Tira vento, fa freddo, lo Jonio è in burrasca. Ma un’onda di popolo si riversa a Riace per stringersi intorno a Mimmo Lucano, sindaco dimissionario dopo una campagna diffamatoria sul web. In mille, giovani, donne, tanti migranti, attivisti, uomini delle istituzioni, a chiedere al sindaco di ritirare le dimissioni. Messaggi di solidarietà da Landini, Ferrero, Loiero, Zanotelli. Fassina e D’Attorre annunciano un’interrogazione alla Camera. In piazza arriva il presidente della regione, Mario Oliverio (Pd), entra nel Municipio stracolmo e si siede accanto a Lucano.

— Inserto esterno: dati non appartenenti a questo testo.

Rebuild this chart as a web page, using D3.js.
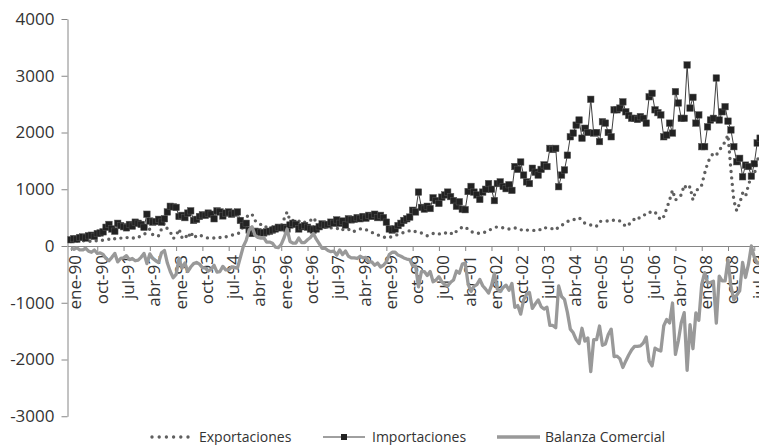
<!DOCTYPE html>
<html>
<head>
<meta charset="utf-8">
<script src="https://d3js.org/d3.v7.min.js"></script>
<style>
  body { margin: 0; background: #fff; }
  svg { display: block; font-family: "Open Sans", sans-serif; }
</style>
</head>
<body>
<div id="chart"></div>
<script>
// Categorias: meses de ene-90 a dic-09
const meses = ["ene", "feb", "mar", "abr", "may", "jun", "jul", "ago", "sep", "oct", "nov", "dic"];
const anios = ["90", "91", "92", "93", "94", "95", "96", "97", "98", "99",
               "00", "01", "02", "03", "04", "05", "06", "07", "08", "09"];

const tickLabels = ["ene-90", "oct-90", "jul-91", "abr-92", "ene-93", "oct-93", "jul-94",
  "abr-95", "ene-96", "oct-96", "jul-97", "abr-98", "ene-99", "oct-99", "jul-00", "abr-01",
  "ene-02", "oct-02", "jul-03", "abr-04", "ene-05", "oct-05", "jul-06", "abr-07", "ene-08",
  "oct-08", "jul-09"];

const yTicks = [-3000, -2000, -1000, 0, 1000, 2000, 3000, 4000];

// Valores mensuales
const exportaciones = [
  80, 70, 90, 80, 90, 100, 90, 80, 100, 90, 110, 100,            // 1990
  110, 120, 100, 130, 120, 140, 130, 150, 140, 130, 160, 150,    // 1991
  180, 200, 250, 300, 200, 170, 180, 300, 400, 300, 250, 130,    // 1992
  180, 300, 150, 200, 130, 250, 140, 180, 200, 170, 150, 140,    // 1993
  150, 140, 160, 150, 170, 160, 180, 190, 200, 210, 250, 350,    // 1994
  500, 560, 560, 450, 400, 380, 380, 320, 330, 330, 280, 300,    // 1995
  350, 480, 600, 450, 450, 430, 440, 400, 420, 440, 450, 500,    // 1996
  420, 380, 350, 330, 300, 320, 310, 300, 330, 290, 280, 300,    // 1997
  250, 260, 280, 300, 310, 290, 260, 240, 220, 200, 170, 160,    // 1998
  140, 150, 170, 190, 200, 220, 240, 250, 270, 280, 250, 230,    // 1999
  230, 200, 180, 210, 220, 200, 210, 230, 220, 250, 230, 200,    // 2000
  260, 300, 330, 340, 290, 250, 240, 220, 230, 250, 240, 270,    // 2001
  300, 320, 340, 330, 320, 320, 300, 320, 320, 300, 280, 300,    // 2002
  280, 280, 270, 280, 300, 280, 320, 320, 320, 300, 280, 340,    // 2003
  360, 400, 430, 460, 460, 480, 500, 450, 400, 380, 370, 340,    // 2004
  350, 430, 440, 440, 440, 460, 450, 460, 440, 400, 340, 380,    // 2005
  420, 480, 460, 520, 540, 560, 600, 580, 600, 520, 460, 520,    // 2006
  660, 810, 985, 810, 850, 900, 1075, 1000, 1045, 810, 985, 1000, // 2007
  1075, 1280, 1455, 1575, 1630, 1600, 1690, 1750, 1840, 1955, 1340, 800, // 2008
  620, 755, 930, 870, 1075, 1230, 1250, 1515, 1600               // 2009
];

const importaciones = [
  110, 130, 120, 150, 160, 140, 180, 190, 170, 220, 230, 250,    // 1990
  330, 380, 300, 260, 400, 360, 340, 320, 380, 350, 420, 400,    // 1991
  380, 330, 560, 440, 420, 430, 470, 420, 480, 600, 700, 690,    // 1992
  680, 520, 540, 500, 580, 620, 450, 470, 520, 550, 540, 580,    // 1993
  560, 480, 620, 600, 530, 580, 600, 560, 580, 600, 450, 360,    // 1994
  400, 280, 220, 260, 250, 240, 230, 250, 260, 280, 300, 330,    // 1995
  320, 330, 300, 370, 400, 380, 300, 340, 360, 330, 300, 280,    // 1996
  300, 340, 390, 370, 380, 420, 400, 460, 400, 440, 370, 480,    // 1997
  460, 470, 500, 480, 520, 490, 540, 520, 560, 500, 540, 500,    // 1998
  420, 300, 280, 300, 360, 400, 450, 480, 510, 630, 600, 950,    // 1999
  680, 650, 700, 660, 850, 800, 750, 860, 900, 950, 870, 800,    // 2000
  700, 780, 650, 640, 960, 1050, 950, 900, 820, 950, 1000, 1100, // 2001
  1000, 800, 1100, 1130, 1050, 1010, 1080, 980, 1400, 1350, 1480, 1250, // 2002
  1130, 1100, 1370, 1300, 1250, 1350, 1430, 1400, 1720, 1700, 1720, 1045, // 2003
  1250, 1340, 1600, 1925, 1990, 2130, 2220, 1900, 2075, 2000, 2585, 1990, // 2004
  2000, 1840, 2190, 2165, 2000, 1925, 2400, 2400, 2430, 2540, 2365, 2300, // 2005
  2250, 2250, 2230, 2280, 2250, 2165, 2630, 2690, 2400, 2350, 2310, 1925, // 2006
  1955, 2165, 1990, 2720, 2520, 2250, 2250, 3190, 2430, 2620, 2165, 2310, // 2007
  1750, 1750, 2100, 2220, 2250, 2960, 2220, 2365, 2455, 2200, 2045, 1750, // 2008
  1485, 1545, 1220, 1425, 1400, 1230, 1450, 1815, 1900           // 2009
];

const balanza = [
  -30, -60, -30, -70, -70, -40, -90, -110, -70, -130, -120, -150,       // 1990
  -220, -260, -200, -130, -280, -220, -210, -170, -240, -220, -260, -250, // 1991
  -200, -130, -310, -140, -220, -260, -290, -120, -80, -300, -450, -560,  // 1992
  -500, -220, -390, -300, -450, -370, -310, -290, -320, -380, -390, -440, // 1993
  -410, -340, -460, -450, -360, -420, -420, -370, -380, -390, -200, -10,  // 1994
  100, 280, 340, 190, 150, 140, 150, 70, 70, 50, -20, -30,                // 1995
  30, 150, 300, 80, 50, 50, 140, 60, 60, 110, 150, 220,                   // 1996
  120, 40, -40, -40, -80, -100, -90, -160, -70, -150, -90, -180,          // 1997
  -210, -210, -220, -180, -210, -200, -280, -280, -340, -300, -370, -340, // 1998
  -280, -150, -110, -110, -160, -180, -210, -230, -240, -350, -350, -720, // 1999
  -450, -450, -520, -450, -630, -600, -540, -630, -680, -700, -640, -600, // 2000
  -440, -480, -320, -300, -670, -800, -710, -680, -590, -700, -760, -830, // 2001
  -700, -480, -760, -800, -730, -690, -780, -660, -1080, -1050, -1200, -950, // 2002
  -850, -820, -1100, -1020, -950, -1070, -1110, -1080, -1400, -1400, -1440, -705, // 2003
  -890, -940, -1170, -1465, -1530, -1650, -1720, -1450, -1675, -1620, -2215, -1650, // 2004
  -1650, -1410, -1750, -1725, -1560, -1465, -1950, -1940, -1990, -2140, -2025, -1920, // 2005
  -1830, -1770, -1770, -1760, -1710, -1605, -2030, -2110, -1800, -1830, -1850, -1405, // 2006
  -1295, -1355, -1005, -1910, -1670, -1350, -1175, -2190, -1385, -1810, -1180, -1310, // 2007
  -675, -470, -645, -645, -620, -1360, -530, -615, -615, -245, -705, -950, // 2008
  -865, -790, -290, -555, -325, 0, -200, -300, -300                        // 2009
];

const leyenda = ["Exportaciones", "Importaciones", "Balanza Comercial"];

const width = 759;
const height = 445;
const axisColor = "#868686";
const textColor = "#333333";

const categories = anios.flatMap((a) => meses.map((m) => `${m}-${a}`));

const svg = d3
  .select("#chart")
  .append("svg")
  .attr("width", width)
  .attr("height", height);

const x = d3
  .scalePoint()
  .domain(categories)
  .range([71, 71 + 2.92 * (categories.length - 1)]);

const y = d3.scaleLinear().domain([-3000, 4000]).range([416.25, 19]);

// Eje Y
svg
  .append("g")
  .attr("transform", "translate(67.5,0)")
  .call(
    d3
      .axisLeft(y)
      .tickValues(yTicks)
      .tickFormat((d) => String(d))
      .tickSize(6)
      .tickSizeOuter(0)
      .tickPadding(7)
  )
  .call((g) => {
    g.select(".domain").attr("stroke", axisColor);
    g.selectAll(".tick line").attr("stroke", axisColor);
    g.selectAll(".tick text")
      .attr("font-size", 17)
      .attr("font-family", "Open Sans")
      .attr("fill", textColor);
  });

// Eje X (en el cero)
svg
  .append("g")
  .attr("transform", `translate(0,${y(0)})`)
  .call(d3.axisBottom(x).tickValues(tickLabels).tickSize(5).tickSizeOuter(0))
  .call((g) => {
    g.select(".domain").attr("d", `M68,0.5H${width + 20}`).attr("stroke", axisColor);
    g.selectAll(".tick line").attr("stroke", axisColor);
    g.selectAll(".tick text")
      .attr("transform", "rotate(-90)")
      .attr("text-anchor", "end")
      .attr("x", -9)
      .attr("y", 4)
      .attr("dy", "0.35em")
      .attr("font-size", 17)
      .attr("font-family", "Open Sans")
      .attr("fill", textColor);
  });

const line = d3
  .line()
  .x((d, i) => x(categories[i]))
  .y((d) => y(d));

// Exportaciones: linea punteada
svg
  .append("path")
  .datum(exportaciones)
  .attr("fill", "none")
  .attr("stroke", "#5f5f5f")
  .attr("stroke-width", 3.4)
  .attr("stroke-linecap", "round")
  .attr("stroke-dasharray", "0 6.5")
  .attr("d", line);

// Importaciones: linea fina con marcadores cuadrados
svg
  .append("path")
  .datum(importaciones)
  .attr("fill", "none")
  .attr("stroke", "#404040")
  .attr("stroke-width", 1)
  .attr("d", line);

svg
  .append("g")
  .selectAll("rect")
  .data(importaciones)
  .join("rect")
  .attr("x", (d, i) => x(categories[i]) - 3.25)
  .attr("y", (d) => y(d) - 3.25)
  .attr("width", 6.5)
  .attr("height", 6.5)
  .attr("fill", "#222222")
  .attr("stroke", "#555555")
  .attr("stroke-width", 0.5);

// Balanza comercial: linea gruesa gris
svg
  .append("path")
  .datum(balanza)
  .attr("fill", "none")
  .attr("stroke", "#999999")
  .attr("stroke-width", 3.3)
  .attr("stroke-linejoin", "round")
  .attr("d", line);

// Leyenda
const legendX = [150, 323, 497];
const legendY = 437;
const legend = svg.append("g").attr("font-size", 14).attr("fill", textColor);

leyenda.forEach((name, j) => {
  const g = legend.append("g").attr("transform", `translate(${legendX[j]},${legendY})`);
  if (j === 0) {
    g.append("line")
      .attr("x1", 2).attr("x2", 42)
      .attr("stroke", "#5f5f5f")
      .attr("stroke-width", 3.4)
      .attr("stroke-linecap", "round")
      .attr("stroke-dasharray", "0 7.2");
  } else if (j === 1) {
    g.append("line").attr("x1", 0).attr("x2", 42).attr("stroke", "#404040").attr("stroke-width", 1);
    g.append("rect")
      .attr("x", 18).attr("y", -3).attr("width", 6).attr("height", 6)
      .attr("fill", "#222222");
  } else {
    g.append("line").attr("x1", 0).attr("x2", 43).attr("stroke", "#999999").attr("stroke-width", 3.3);
  }
  g.append("text")
    .attr("x", j === 2 ? 48 : 49)
    .attr("dy", "0.35em")
    .text(name);
});
</script>
</body>
</html>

L’atmosfera è tesa. Il “modello Riace” di accoglienza e integrazione è sotto attacco. Lucano spiega le sue dimissioni per il rispetto che porta “ai tanti compagni che ancora credono in quel sogno sospeso che ha attraversato la mia generazione e che mi sono portato con me anche da sindaco. Quante volte mi sono sentito fuori luogo negli apparati istituzionali ma ho dimostrato che è possibile gestire la cosa pubblica con un’idea di militanza senza mai fare nessun atto per fini personali”. Se c’erano ombre, magari create ad arte, era giusto dissiparle. Era quello che chiedeva e si augurava Lucano. I riacesi e tutta la Calabria hanno risposto all’appello. E lui, commosso, alla fine ha annunciato che sarà ancora il loro sindaco. Come dice uno striscione appeso in piazza: “La mia casa continuerà a viaggiare su due gambe e i miei sogni non avranno frontiere”. Quella casa si trova a Riace. E’ la casa di tutti.